Milliyetçiliğin hiçbir yaraya merhem olmadığını bilen, nerede bir mafya babası, nerede bir uyuşturucu satıcısı varsa neredeyse hepsinin milliyetçiliğin arkasına sığındığının farkında olan yazarlardır.
Kimi liberal kimi enternasyonalisttir.
Şimdi Atatürk'ten ve ilkelerinden bahsedenler olacaktır. Atatürk " bir gün benim sözlerim bilimle çelişirse bilimi seçin" demiştir. Devletçilik nasıl 21 yy gerçeklerine aykırıysa milliyetçilik de aynı şekilde aykırıdır. Küreselleşen dünya'da milliyetçilik çökmüş ve denizin dibini boylaması gereken bir ideolojidir.
Erdoğan'a muhalifim ama Türkiye cumhuriyeti başbakanı olarak asrın lafını o söylemiştir.
" biz Bütün milliyetçilikleri ayaklarımızın altına almış bir iktidarız."
Dünyanın mevcut haline bakınca akıl ve bilimle çelişen hala Komünizm, Liberalizm gibi siktiriboktan zamazingolardır. Zira ikisinin de koca koca ülkeleri ne hale düşürdüğünü gördük.
Mevcut düzende hala Milliyetçilik/Ulusculuk fikrine alternatif çıkmadı. Küreselcilik cortlayalı çok oluyor. Bir de bu solcu-liberaller Atatürkü sözünü evirip çeviriyor. Atatürk onu Bilim-ilim ve Dincilik çerçevesinde söylüyor. Atatürk Türk-islam sentezcisi dayı olmadığı gibi Kadıköy-Cihangir solcusu hiç değildir.

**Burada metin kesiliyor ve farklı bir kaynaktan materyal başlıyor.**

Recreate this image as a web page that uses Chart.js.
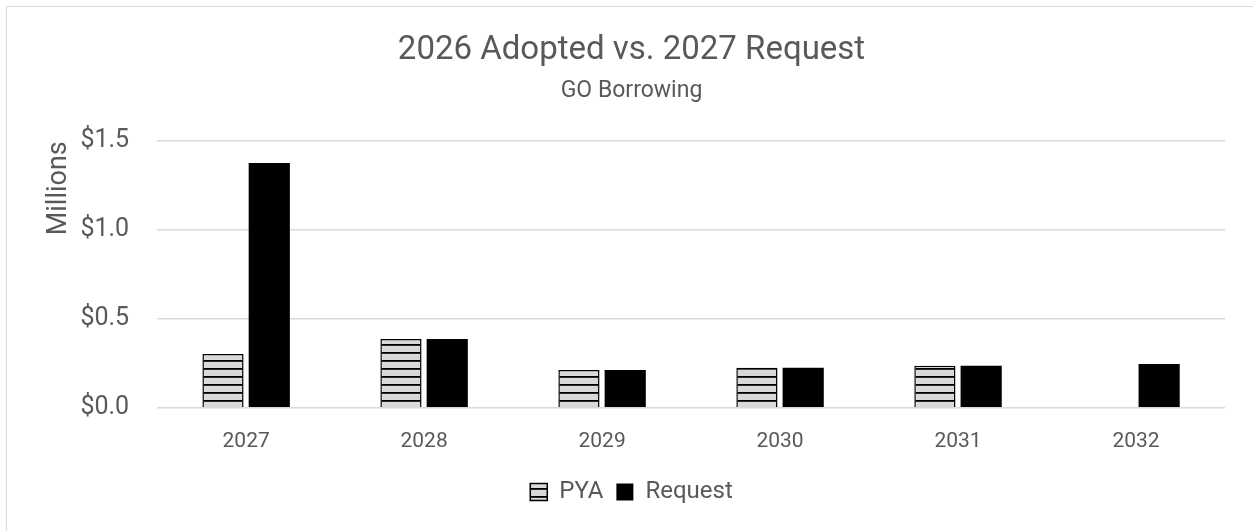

Yoksa temel fikirleri Ziya Gökalp ve Namık Kemal gibi isimlerden esinlenen bir önderden söz ediyoruz.
doğal bir güdü olan milliyetçiliğin yok olma hayalini kurup duran zavallılardır. milliyetçilik adı üstüne milletlerden beslenir. milletler var oldukça milliyetçilik de var olacaktır. dünyada sağ yükseliyor.
komünizm, dincilik gibi zırva ideolojilere takılanlar, milliyetçiliğe akıl dışı diyor ya çok gülüyorum. zira ne komünist ne de dinci bir ülkenin burnu bir türlü boktan çıkmamakta.
fransız devrimiyle milliyetçilik akımı yükselmese şu an milletler hala sömürülüyor olurdu. benliklerini kaybederlerdi. yükselmek için bir motivasyonları olmazdı.
anti milliyetçilik demek ben yok olmak istiyorum demektir. milliyetçilik her millet için bir zorunluluktur aslında.